Teaching adult literacy does not require sacrificing academic rigor or transforming senior year courses into vocational training. Our issue is not the need for exhaustive instruction, but the absence of even rudimentary preparation. Academic success and real-world competence are not competing goals. They reinforce each other.
There are realistic ways schools could address this gap: a senior-year adulting and life literacy course could cover finances, legal responsibilities as well as practical skills. Students could learn how to process contracts, file taxes and understand deductions, take on student loans and credit responsibly, and grasp the basics of investing, interest and risk. Practical emergency skills — like changing a tire or handling minor home electrical issues — could also be included to complement the soft skills parents have naturally taught.
California has already taken a step in this direction, mandating a semester-long personal finance course for high school students beginning in the 2027-28 school year, with full implementation by the 2030-31 graduating class. Other schools across the country have gone further; for instance, Aberdeen High School in Maryland offers an “Adulting 101” program that teaches practical skills such as financial management and navigating legal documents. Mountain House High School in California has implemented similar life-skills courses designed specifically to prepare students for independence.

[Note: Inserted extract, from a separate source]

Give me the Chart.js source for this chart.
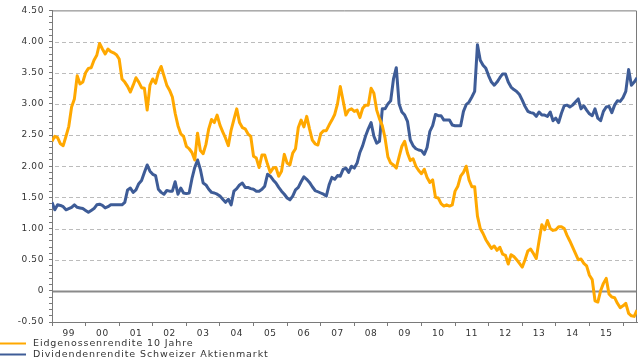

Beyond lessons that exist as a standalone course, they could be integrated into existing government and economics curricula, as well as counseling lessons and advisory periods. Ultimately, what matters is not the format, it’s the acknowledgment that adulthood for seniors is incredibly imminent.
Adulthood is not about knowing everything, and schools do not need to assume the role of parenting or “raising” students. However, they do need to give us a foundation so that turning 18 doesn’t feel like being handed the keys without a manual.